Cittasşow hareketi, wikipedia’da şu şekilde ifade ediliyor: “Cittaslow hareketinin kuruluş amacı kentlerin kendi kimliklerine sahip çıkarak küreselleşme sonucu ortaya çıkan kentlerin birbirine benzemesine, aynılaşmasının önüne geçilmesidir. Kentlerin yönetilirken yerel yemeklerine, yöresel mimarisine, geleneklerine, göreneklerin, zanaatlarına, esnafına sahip çıkılması ve desteklenmesi, birliğin üye kentler için ortaya koyduğu kriterler vasıtasıyla sağlanmaya çalışılmaktadır.”
İfadeden de anlaşılacağı üzere, küreselleşmenin bugün geldiği pozisyona karşı çıkan felsefi bir altyapıya sahip. 

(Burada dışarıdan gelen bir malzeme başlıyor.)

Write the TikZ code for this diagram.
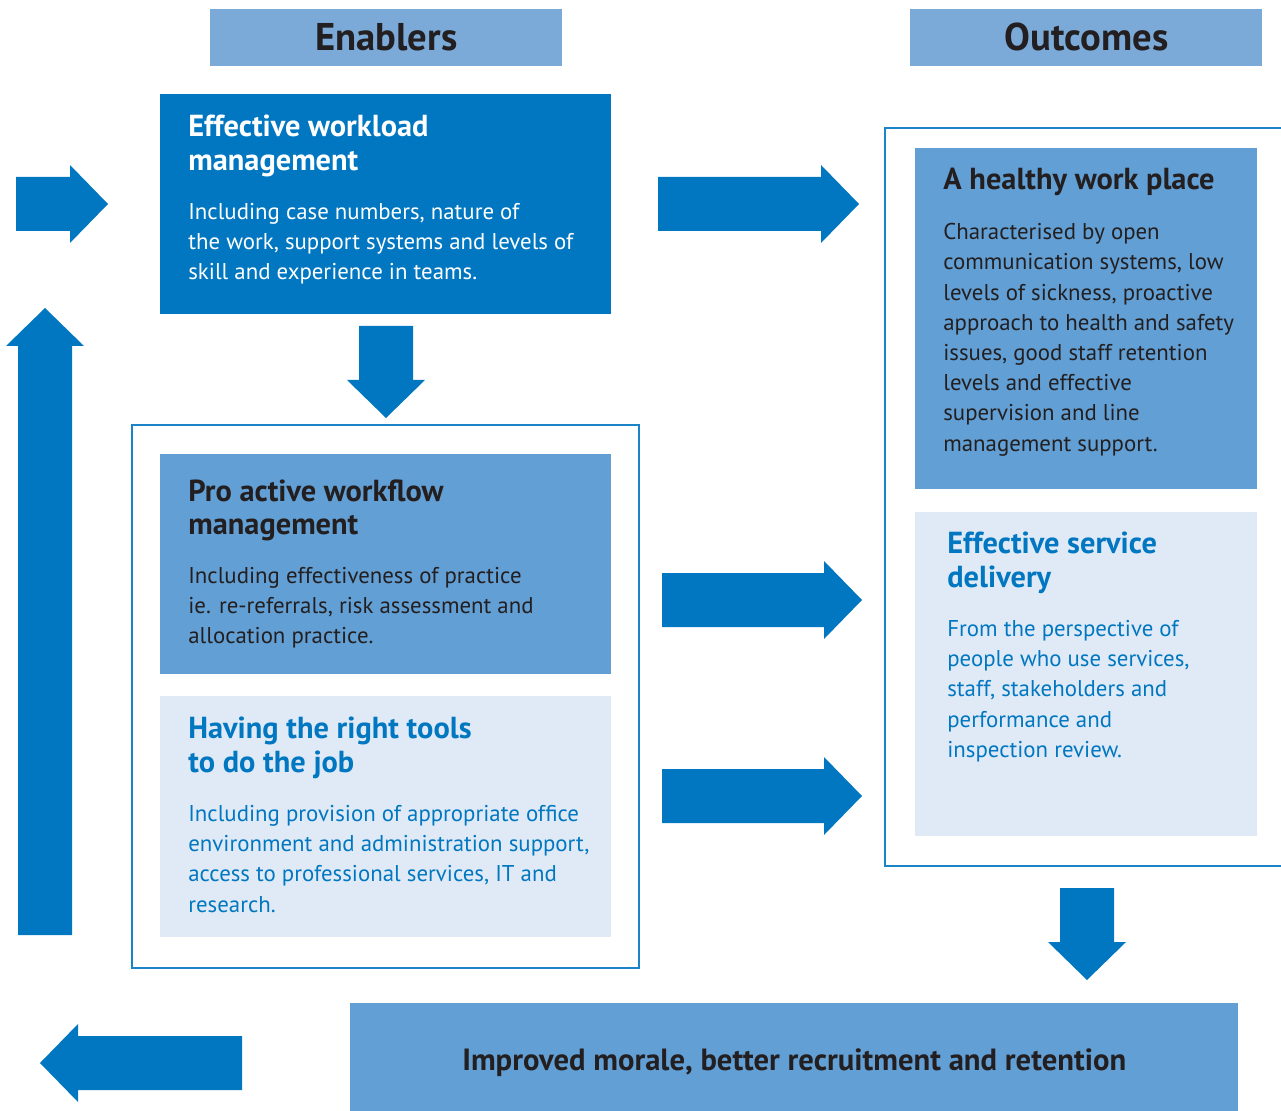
\documentclass[tikz,border=0pt]{standalone}
\usepackage{fontspec}
\setmainfont{PT Sans}
\usetikzlibrary{positioning}

\definecolor{darkblue}{HTML}{0077C0}
\definecolor{midblue}{HTML}{629FD4}
\definecolor{headblue}{HTML}{7BAAD9}
\definecolor{paleblue}{HTML}{E0EAF6}
\definecolor{inkgrey}{HTML}{231F20}
\definecolor{frameblue}{HTML}{1B84C8}

\tikzset{
    pics/fatarrow/.style={code={
        \fill[darkblue] (0,-27) -- (#1-38,-27) -- (#1-38,-39) -- (#1,0)
            -- (#1-38,39) -- (#1-38,27) -- (0,27) -- cycle;
    }}
}

\begin{document}
\begin{tikzpicture}[
            x = 0.02cm, y = -0.02cm, % one unit = one pixel of the sketch
            box/.style = {anchor = north west, inner sep = 0pt},
            titlebox/.style = {fill = headblue, minimum width = 7.04cm,
                minimum height = 1.14cm, inner sep = 0pt,
                font = \fontsize{22}{26}\selectfont\bfseries, text = inkgrey},
            frame/.style = {draw = frameblue, line width = 1.1pt},
            headtxt/.style = {anchor = north west, inner sep = 0pt, align = left,
                font = \fontsize{17.3}{19}\selectfont\bfseries},
            bodytxt/.style = {anchor = north west, inner sep = 0pt, align = left,
                font = \fontsize{13}{17.2}\selectfont}
        ]

    \useasboundingbox (0,0) rectangle (1281,1111);

    % column titles
    \node[titlebox, anchor = north west] (enablers) at (210,9) {\raisebox{1pt}{Enablers}};
    \node[titlebox, anchor = north west] (outcomes) at (910,9) {\raisebox{1pt}{Outcomes}};

    % frames
    \draw[frame] (132,425) rectangle (639,968);
    \draw[frame] (1300,128) -- (885,128) -- (885,866) -- (1300,866);

    % boxes
    \node[box, fill = darkblue, minimum width = 9.02cm, minimum height = 4.40cm] (workload) at (160,94) {};
    \node[box, fill = midblue, minimum width = 9.02cm, minimum height = 4.40cm] (proactive) at (160,454) {};
    \node[box, fill = paleblue, minimum width = 9.02cm, minimum height = 4.82cm] (tools) at (160,696) {};
    \node[box, fill = midblue, minimum width = 6.84cm, minimum height = 6.82cm] (healthy) at (915,148) {};
    \node[box, fill = paleblue, minimum width = 6.84cm, minimum height = 6.48cm] (service) at (915,512) {};
    \node[fill = midblue, minimum width = 17.76cm, minimum height = 2.36cm, inner sep = 0pt,
        anchor = north west, text = inkgrey, font = \fontsize{17.45}{20}\selectfont\bfseries]
        (morale) at (350,1003) {Improved morale, better recruitment and retention};

    % texts
    \node[headtxt, text = white] (workloadhead) at ([shift = {(28,21)}]workload.north west)
        {Effective workload\\management};
    \node[bodytxt, text = white] (workloadbody) at ([shift = {(28,109)}]workload.north west)
        {Including case numbers, nature of\\the work, support systems and levels of\\skill and experience in teams.};

    \node[headtxt, text = inkgrey] (proactivehead) at ([shift = {(28,25)}]proactive.north west)
        {Pro active workflow\\management};
    \node[bodytxt, text = inkgrey] (proactivebody) at ([shift = {(28,113)}]proactive.north west)
        {Including effectiveness of practice\\ie. re-referrals, risk assessment and\\allocation practice.};

    \node[headtxt, text = darkblue] (toolshead) at ([shift = {(28,21)}]tools.north west)
        {Having the right tools\\to do the job};
    \node[bodytxt, text = darkblue] (toolsbody) at ([shift = {(28,109)}]tools.north west)
        {Including provision of appropriate office\\environment and administration support,\\access to professional services, IT and\\research.};

    \node[headtxt, text = inkgrey] (healthyhead) at ([shift = {(28,20)}]healthy.north west)
        {A healthy work place};
    \node[bodytxt, text = inkgrey] (healthybody) at ([shift = {(28,75)}]healthy.north west)
        {Characterised by open\\communication systems, low\\levels of sickness, proactive\\approach to health and safety\\issues, good staff retention\\levels and effective\\supervision and line\\management support.};

    \node[headtxt, text = darkblue] (servicehead) at ([shift = {(32,20)}]service.north west)
        {Effective service\\delivery};
    \node[bodytxt, text = darkblue] (servicebody) at ([shift = {(32,108)}]service.north west)
        {From the perspective of\\people who use services,\\staff, stakeholders and\\performance and\\inspection review.};

    % block arrows
    \pic at (16,204) {fatarrow=92};
    \pic at (658,204) {fatarrow=201};
    \pic[rotate = -90] at (386,326) {fatarrow=92};
    \pic[rotate = 90] at (45,935) {fatarrow=627};
    \pic at (662,600) {fatarrow=200};
    \pic at (662,796) {fatarrow=200};
    \pic[rotate = -90] at (1087,888) {fatarrow=92};
    \pic[rotate = 180] at (242,1063) {fatarrow=202};

\end{tikzpicture}
\end{document}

Bu harekete üye olmak için İtalya’da bulunan birlik merkezi, 70 kriter belirlemiş. Bu 70 kriteri tamamlayan kentler, bir dosya ile başvuru yapıyorlar. Şayet kriterler tamam ise ‘cittaslow’ unvanını alarak birliğe üye olarak marka değerlerini güçlendiriyorlar.

Bu ünvanı kazanarak birliğe üye 28 farklı ülkeden 182 kent var. Türkiye’de de bu unvanı 25 ilçe taşıyor. 
Ne mutlu ki Antalya’da da Finike bu unvanı kazandı. Akseki, dosyasını tamamladı, başvuru hazırlığında, İbradı da hazırlıklarını yapıyor. Bence Elmalı da bu kervana dahil olmalı ve unvanı almalı.
Bütün bunları neden mi anlattım?

Bu hareketin Başkan Yardımcısı bir Türk ve Antalya’dan.
Antalya Büyükşehir Belediye Başkanı Muhittin Böcek.
Antalya ve ülke gündeminin tozu dumanı arasında, bu önemli olayı atladık ve gereken değeri vermedik. 
Cittaslow Başkan Yardımcılığını ülkemize getirdiği için, teşekkürler Muhittin Böcek!